Marking just over a year since I started writing travel blogs and articles, I’ve decided to create a new series of regular travel blogs. Entitled Snapshot Stories, they are going to be a little more of an informal affair, focusing on using a singular image to spark descriptive and informative writing. As a new series, I’d welcome any type of constructive feedback you guys have to offer.
To start the series off with a bang, I’ve opted for a part of my three-week American road trip that has only seen a passing glance up until now: S’edav Va’aki.
(1) Recreations from Grande Pueblo

Despite travelling regularly, I always find the day of my return flight to be equal parts boring and nervy. Anticipating a long-haul flight back from Phoenix that wasn’t until later in the day, this was especially true. With the hotel checkout time not nearly late enough to justify going straight to Sky Harbour, it meant that I needed something to wile away the hours. Not wanting to travel too far away from the airport, however, this left the number of options open to only those close at hand. Fortunately, being located just outside of Phoenix’s downtown, Sky Harbour bucks the curb on dull airport areas.
After short consideration, the S’edav Va’aki museum, formerly known as Pueblo Grande, made for an obvious choice. Located just minutes away from the airport, it instantaneously filled a lot of the requirements.

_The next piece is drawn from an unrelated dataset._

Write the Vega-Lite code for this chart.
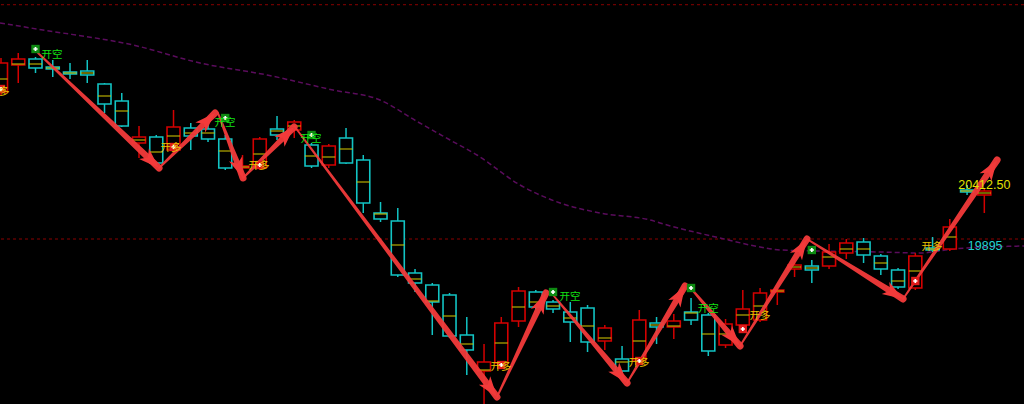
{
  "$schema": "https://vega.github.io/schema/vega-lite/v6.json",
  "width": 1024,
  "height": 404,
  "autosize": {"type": "none"},
  "padding": 0,
  "background": "#000000",
  "config": {"view": {"stroke": null}},
  "datasets": {
    "candles": [
      {"i":0,"o":21145,"h":21434,"l":21119.5,"c":21391.5,"m":21255.5},
      {"i":1,"o":21374.5,"h":21476.5,"l":21221.5,"c":21425.5,"m":21383},
      {"i":2,"o":21425.5,"h":21442.5,"l":21306.5,"c":21349,"m":21383},
      {"i":3,"o":21357.5,"h":21417,"l":21272.5,"c":21340.5,"m":21349},
      {"i":4,"o":21315,"h":21391.5,"l":21255.5,"c":21298,"m":21306.5},
      {"i":5,"o":21323.5,"h":21417,"l":21221.5,"c":21289.5,"m":21306.5},
      {"i":6,"o":21213,"h":21221.5,"l":20966.5,"c":21043,"m":21111},
      {"i":7,"o":21068.5,"h":21136.5,"l":20847.5,"c":20856,"m":20983.5},
      {"i":8,"o":20711.5,"h":20856,"l":20584,"c":20762.5,"m":20737},
      {"i":9,"o":20762.5,"h":20779.5,"l":20524.5,"c":20541.5,"m":20635},
      {"i":10,"o":20652,"h":20992,"l":20635,"c":20847.5,"m":20771},
      {"i":11,"o":20839,"h":20881.5,"l":20652,"c":20771,"m":20796.5},
      {"i":12,"o":20830.5,"h":20890,"l":20720,"c":20745.5,"m":20796.5},
      {"i":13,"o":20745.5,"h":20779.5,"l":20482,"c":20499,"m":20643.5},
      {"i":14,"o":20499,"h":20609.5,"l":20422.5,"c":20516,"m":20507.5},
      {"i":15,"o":20499,"h":20762.5,"l":20482,"c":20745.5,"m":20618},
      {"i":16,"o":20830.5,"h":20941,"l":20737,"c":20779.5,"m":20813.5},
      {"i":17,"o":20822,"h":20907,"l":20754,"c":20890,"m":20856},
      {"i":18,"o":20694.5,"h":20711.5,"l":20499,"c":20516,"m":20601},
      {"i":19,"o":20524.5,"h":20703,"l":20499,"c":20686,"m":20592.5},
      {"i":20,"o":20754,"h":20839,"l":20533,"c":20541.5,"m":20660.5},
      {"i":21,"o":20567,"h":20609.5,"l":20116.5,"c":20201.5,"m":20380},
      {"i":22,"o":20116.5,"h":20210,"l":20040,"c":20065.5,"m":20108},
      {"i":23,"o":20048.5,"h":20159,"l":19572.5,"c":19589.5,"m":19844.5},
      {"i":24,"o":19606.5,"h":19640.5,"l":19445,"c":19521.5,"m":19555.5},
      {"i":25,"o":19504.5,"h":19521.5,"l":19079.5,"c":19360,"m":19368.5},
      {"i":26,"o":19419.5,"h":19436.5,"l":19054,"c":19071,"m":19241},
      {"i":27,"o":19079.5,"h":19232.5,"l":18739.5,"c":18952,"m":19003},
      {"i":28,"o":18773.5,"h":19003,"l":18493,"c":18850,"m":18782},
      {"i":29,"o":18841.5,"h":19232.5,"l":18824.5,"c":19181.5,"m":19011.5},
      {"i":30,"o":19198.5,"h":19487.5,"l":19147.5,"c":19453.5,"m":19317.5},
      {"i":31,"o":19445,"h":19462,"l":19300.5,"c":19317.5,"m":19360},
      {"i":32,"o":19360,"h":19377,"l":19266.5,"c":19300.5,"m":19326},
      {"i":33,"o":19275,"h":19360,"l":19020,"c":19190,"m":19224},
      {"i":34,"o":19309,"h":19334.5,"l":18935,"c":19020,"m":19156},
      {"i":35,"o":19028.5,"h":19164.5,"l":18952,"c":19139,"m":19054},
      {"i":36,"o":18875.5,"h":18986,"l":18756.5,"c":18773.5,"m":18850},
      {"i":37,"o":18867,"h":19292,"l":18850,"c":19207,"m":19028.5},
      {"i":38,"o":19181.5,"h":19232.5,"l":19003,"c":19147.5,"m":19164.5},
      {"i":39,"o":19147.5,"h":19258,"l":19045.5,"c":19198.5,"m":19156},
      {"i":40,"o":19275,"h":19394,"l":19164.5,"c":19207,"m":19266.5},
      {"i":41,"o":19249.5,"h":19266.5,"l":18901,"c":18943.5,"m":19088},
      {"i":42,"o":18994.5,"h":19215.5,"l":18969,"c":19173,"m":19088},
      {"i":43,"o":19164.5,"h":19462,"l":19096.5,"c":19300.5,"m":19249.5},
      {"i":44,"o":19207,"h":19479,"l":19190,"c":19436.5,"m":19326},
      {"i":45,"o":19445,"h":19470.5,"l":19334.5,"c":19462,"m":19453.5},
      {"i":46,"o":19640.5,"h":19691.5,"l":19572.5,"c":19674.5,"m":19657.5},
      {"i":47,"o":19666,"h":19717,"l":19521.5,"c":19632,"m":19649},
      {"i":48,"o":19666,"h":19853,"l":19640.5,"c":19785,"m":19742.5},
      {"i":49,"o":19776.5,"h":19895.5,"l":19725.5,"c":19861.5,"m":19810.5},
      {"i":50,"o":19870,"h":19904,"l":19691.5,"c":19759.5,"m":19810.5},
      {"i":51,"o":19751,"h":19768,"l":19589.5,"c":19640.5,"m":19691.5},
      {"i":52,"o":19632,"h":19649,"l":19470.5,"c":19487.5,"m":19538.5},
      {"i":53,"o":19479,"h":19776.5,"l":19462,"c":19751,"m":19623.5},
      {"i":54,"o":19819,"h":19912.5,"l":19785,"c":19802,"m":19810.5},
      {"i":55,"o":19810.5,"h":20065.5,"l":19793.5,"c":19997.5,"m":19912.5},
      {"i":56,"o":20312,"h":20354.5,"l":20269.5,"c":20295,"m":20303.5},
      {"i":57,"o":20269.5,"h":20329,"l":20116.5,"c":20303.5,"m":20286.5}
    ],
    "ma": [
      {"i":-0.058,"v":21731.5},{"i":2.435,"v":21672},{"i":7.652,"v":21544.5},{"i":11.536,"v":21391.5},
      {"i":15.42,"v":21289.5},{"i":19.246,"v":21162},{"i":21.97,"v":21077},{"i":24.17,"v":20890},
      {"i":26.03,"v":20737},{"i":27.59,"v":20609.5},{"i":30.09,"v":20354.5},{"i":32.41,"v":20201.5},
      {"i":34.72,"v":20116.5},{"i":37.62,"v":20057},{"i":38.61,"v":20014.5},{"i":41.68,"v":19904},
      {"i":44.0,"v":19827.5},{"i":45.16,"v":19802},{"i":47.48,"v":19793.5},{"i":50.96,"v":19785},
      {"i":53.28,"v":19776.5},{"i":55.19,"v":19810.5},{"i":59.3,"v":19836}
    ],
    "hlines": [{"v":21887},{"v":19895.5}],
    "arrows": [
      {"a":1,"p":0,"i":2.145,"v":21476.5},{"a":1,"p":1,"i":9.16,"v":20499},
      {"a":2,"p":0,"i":9.16,"v":20499},{"a":2,"p":1,"i":12.41,"v":20966.5},
      {"a":3,"p":0,"i":12.58,"v":20966.5},{"a":3,"p":1,"i":14.03,"v":20414},
      {"a":4,"p":0,"i":14.03,"v":20414},{"a":4,"p":1,"i":16.99,"v":20847.5},
      {"a":5,"p":0,"i":17.04,"v":20847.5},{"a":5,"p":1,"i":28.75,"v":18552.5},
      {"a":6,"p":0,"i":28.75,"v":18552.5},{"a":6,"p":1,"i":31.59,"v":19436.5},
      {"a":7,"p":0,"i":32.0,"v":19419.5},{"a":7,"p":1,"i":36.29,"v":18671.5},
      {"a":8,"p":0,"i":36.29,"v":18671.5},{"a":8,"p":1,"i":39.65,"v":19496},
      {"a":9,"p":0,"i":39.83,"v":19504.5},{"a":9,"p":1,"i":42.84,"v":18986},
      {"a":10,"p":0,"i":42.84,"v":18986},{"a":10,"p":1,"i":46.72,"v":19895.5},
      {"a":11,"p":0,"i":46.72,"v":19895.5},{"a":11,"p":1,"i":52.29,"v":19385.5},
      {"a":12,"p":0,"i":52.29,"v":19385.5},{"a":12,"p":1,"i":57.74,"v":20567}
    ],
    "heads": [
      {"i":9.16,"v":20499,"ang":133.5},{"i":12.41,"v":20966.5,"ang":45.5},
      {"i":14.03,"v":20414,"ang":159},{"i":16.99,"v":20847.5,"ang":45},
      {"i":28.75,"v":18552.5,"ang":143.2},{"i":31.59,"v":19436.5,"ang":25.2},
      {"i":36.29,"v":18671.5,"ang":139.9},{"i":39.65,"v":19496,"ang":30.9},
      {"i":42.84,"v":18986,"ang":139.55},{"i":46.72,"v":19895.5,"ang":32.05},
      {"i":52.29,"v":19385.5,"ang":122},{"i":57.74,"v":20567,"ang":34.07}
    ],
    "icons": [
      {"i":2,"v":21510.5,"t":"开空"},{"i":13,"v":20924,"t":"开空"},{"i":18,"v":20779.5,"t":"开空"},
      {"i":32,"v":19445,"t":"开空"},{"i":40,"v":19479,"t":"开空"},{"i":47,"v":19802,"t":"开空"},
      {"i":0,"v":21170.5,"t":"开多"},{"i":10,"v":20677.5,"t":"开多"},{"i":15,"v":20524.5,"t":"开多"},
      {"i":29,"v":18824.5,"t":"开多"},{"i":37,"v":18858.5,"t":"开多"},{"i":43,"v":19130.5,"t":"开多"},
      {"i":53,"v":19538.5,"t":"开多"}
    ],
    "labels": [
      {"i":2.957,"v":21459.5,"t":"开空"},{"i":12.99,"v":20881.5,"t":"开空"},{"i":17.97,"v":20745.5,"t":"开空"},
      {"i":32.99,"v":19402.5,"t":"开空"},{"i":40.99,"v":19300.5,"t":"开空"},
      {"i":-0.116,"v":21145,"t":"开多"},{"i":9.855,"v":20669,"t":"开多"},{"i":14.96,"v":20516,"t":"开多"},
      {"i":28.99,"v":18807.5,"t":"开多"},{"i":36.99,"v":18841.5,"t":"开多"},{"i":44.0,"v":19241,"t":"开多"},
      {"i":53.97,"v":19827.5,"t":"开多"}
    ],
    "prices": [
      {"i":57.0,"v":20354.5,"t":"20412.50"},
      {"i":57.05,"v":19836,"t":"19895"}
    ]
  },
  "layer": [
    {
      "data": {"name": "hlines"},
      "mark": {"type": "rule", "color": "#8a0000", "strokeWidth": 1, "strokeDash": [3, 3]},
      "encoding": {
        "y": {"field": "v", "type": "quantitative", "scale": {"domain": [18493, 21927], "nice": false, "zero": false}, "axis": null}
      }
    },
    {
      "data": {"name": "ma"},
      "mark": {"type": "line", "color": "#5a0c5c", "strokeWidth": 1.5, "strokeDash": [5, 3], "interpolate": "monotone"},
      "encoding": {
        "x": {"field": "i", "type": "quantitative", "scale": {"domain": [-0.058, 59.3], "nice": false, "zero": false, "padding": 0}, "axis": null},
        "y": {"field": "v", "type": "quantitative", "axis": null}
      }
    },
    {
      "data": {"name": "candles"},
      "mark": {"type": "rule", "strokeWidth": 1.5},
      "encoding": {
        "x": {"field": "i", "type": "quantitative", "axis": null},
        "y": {"field": "h", "type": "quantitative", "axis": null},
        "y2": {"field": "l"},
        "color": {"condition": {"test": "datum.c >= datum.o", "value": "#d40000"}, "value": "#12c4c4"}
      }
    },
    {
      "data": {"name": "candles"},
      "mark": {"type": "bar", "size": 13, "fill": "#000000", "strokeWidth": 1.6},
      "encoding": {
        "x": {"field": "i", "type": "quantitative", "scale": {"domain": [-0.058, 59.3], "nice": false, "zero": false, "padding": 0}, "axis": null},
        "y": {"field": "o", "type": "quantitative", "axis": null},
        "y2": {"field": "c"},
        "stroke": {"condition": {"test": "datum.c >= datum.o", "value": "#d40000"}, "value": "#12c4c4"}
      }
    },
    {
      "data": {"name": "candles"},
      "mark": {"type": "tick", "orient": "horizontal", "size": 13, "thickness": 1.5, "color": "#d0c400"},
      "encoding": {
        "x": {"field": "i", "type": "quantitative", "axis": null},
        "y": {"field": "m", "type": "quantitative", "axis": null}
      }
    },
    {
      "data": {"name": "arrows"},
      "mark": {"type": "trail", "color": "#f23a3a", "opacity": 0.95},
      "encoding": {
        "x": {"field": "i", "type": "quantitative", "axis": null},
        "y": {"field": "v", "type": "quantitative", "axis": null},
        "detail": {"field": "a", "type": "nominal"},
        "order": {"field": "p", "type": "quantitative"},
        "size": {"field": "p", "type": "quantitative", "scale": {"domain": [0, 1], "range": [1.8, 7]}, "legend": null}
      }
    },
    {
      "data": {"name": "heads"},
      "mark": {"type": "point", "shape": "M0,0L-0.6,1.75L0,1.3L0.6,1.75Z", "filled": true, "size": 560, "color": "#f23a3a", "opacity": 1},
      "encoding": {
        "x": {"field": "i", "type": "quantitative", "axis": null},
        "y": {"field": "v", "type": "quantitative", "axis": null},
        "angle": {"field": "ang", "type": "quantitative", "scale": null}
      }
    },
    {
      "data": {"name": "icons"},
      "mark": {"type": "point", "shape": "square", "filled": true, "size": 70, "opacity": 1},
      "encoding": {
        "x": {"field": "i", "type": "quantitative", "axis": null},
        "y": {"field": "v", "type": "quantitative", "axis": null},
        "fill": {"condition": {"test": "datum.t == '开空'", "value": "#0e8a12"}, "value": "#e01a1a"}
      }
    },
    {
      "data": {"name": "icons"},
      "mark": {"type": "point", "shape": "cross", "filled": true, "size": 18, "color": "#ffffff", "opacity": 1},
      "encoding": {
        "x": {"field": "i", "type": "quantitative", "axis": null},
        "y": {"field": "v", "type": "quantitative", "axis": null}
      }
    },
    {
      "data": {"name": "labels"},
      "mark": {"type": "text", "font": "Noto Sans CJK SC", "fontSize": 10.5, "baseline": "middle", "align": "center", "clip": true},
      "encoding": {
        "x": {"field": "i", "type": "quantitative", "axis": null},
        "y": {"field": "v", "type": "quantitative", "axis": null},
        "text": {"field": "t"},
        "color": {"condition": {"test": "datum.t == '开空'", "value": "#14e014"}, "value": "#e8c400"}
      }
    },
    {
      "data": {"name": "prices"},
      "mark": {"type": "text", "font": "Liberation Sans", "fontSize": 12.5, "baseline": "middle", "align": "center"},
      "encoding": {
        "x": {"field": "i", "type": "quantitative", "axis": null},
        "y": {"field": "v", "type": "quantitative", "axis": null},
        "text": {"field": "t"},
        "color": {"condition": {"test": "datum.t == '19895'", "value": "#22d0d0"}, "value": "#e0e000"}
      }
    }
  ]
}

More importantly, though, this museum felt like the perfect bookend to a trip that focused on Native American history.
Translating to mean central ceremonial house, the museum gets this name thanks to its proximity to the nearby Salt River Valley and the canal system that the early settlers devised to survive in the region. With no large structure to centre itself, like the numerous national monuments around Arizona that brighten its already beautiful landscape, it’s best to think of this museum as the open-air kind. Around its rather large courtyard, the museum offers several recreated Hohokam dwellings (as pictured above), which are great for understanding how the original settlers of the land lived over 1000 years ago. The courtyard doesn’t just have recreations, however, as the original archaeological discoveries of the Platform Mound and Ballcourt can be seen.
(2) A Flying Reminder

The distant noise of a passing jet engine, a not-so-subtle reminder of the impending end of my three-week-long trip.
S’edav Va’aki’s Platform Mound doubles as a great spot for some plane spotting. Waiting for the next flight to pass by, it’s difficult not to make comparisons with how far we’ve come but also the amazing achievements performed in their time. Managing with only wooden and stone tools, the peoples inhabiting the Sonoran Desert constructed the New World’s largest prehistoric canal system. Able to irrigate crops in even the harshest desert environment, its foundations are still used today as part of the more modern Euro-American design.
(3) A Bird in the Bush

They say that “a bird in the hand is worth two in the bush,” though in this case I certainly would’ve preferred a clearer picture of the one in the bush. With its glimmering golden eye, which I failed miserably to capture in still, to this day I still have no idea what bird species this was. Despite being nestled within the branches of a Cholla, its looks caught my attention immediately.
While out and about exploring the very best bits of nature that this region had to offer, this bird was one of many fleeting encounters that will remain a mystery. The Saguaro, too, shared similar encounters. Much like this bird pictured above, a second’s glance out of a car window was all that was needed to memorise the striking jet-black plumage of a bird that perched atop an unusually large Saguaro cactus. For all I know, these could be common sightings, but they were special, nonetheless.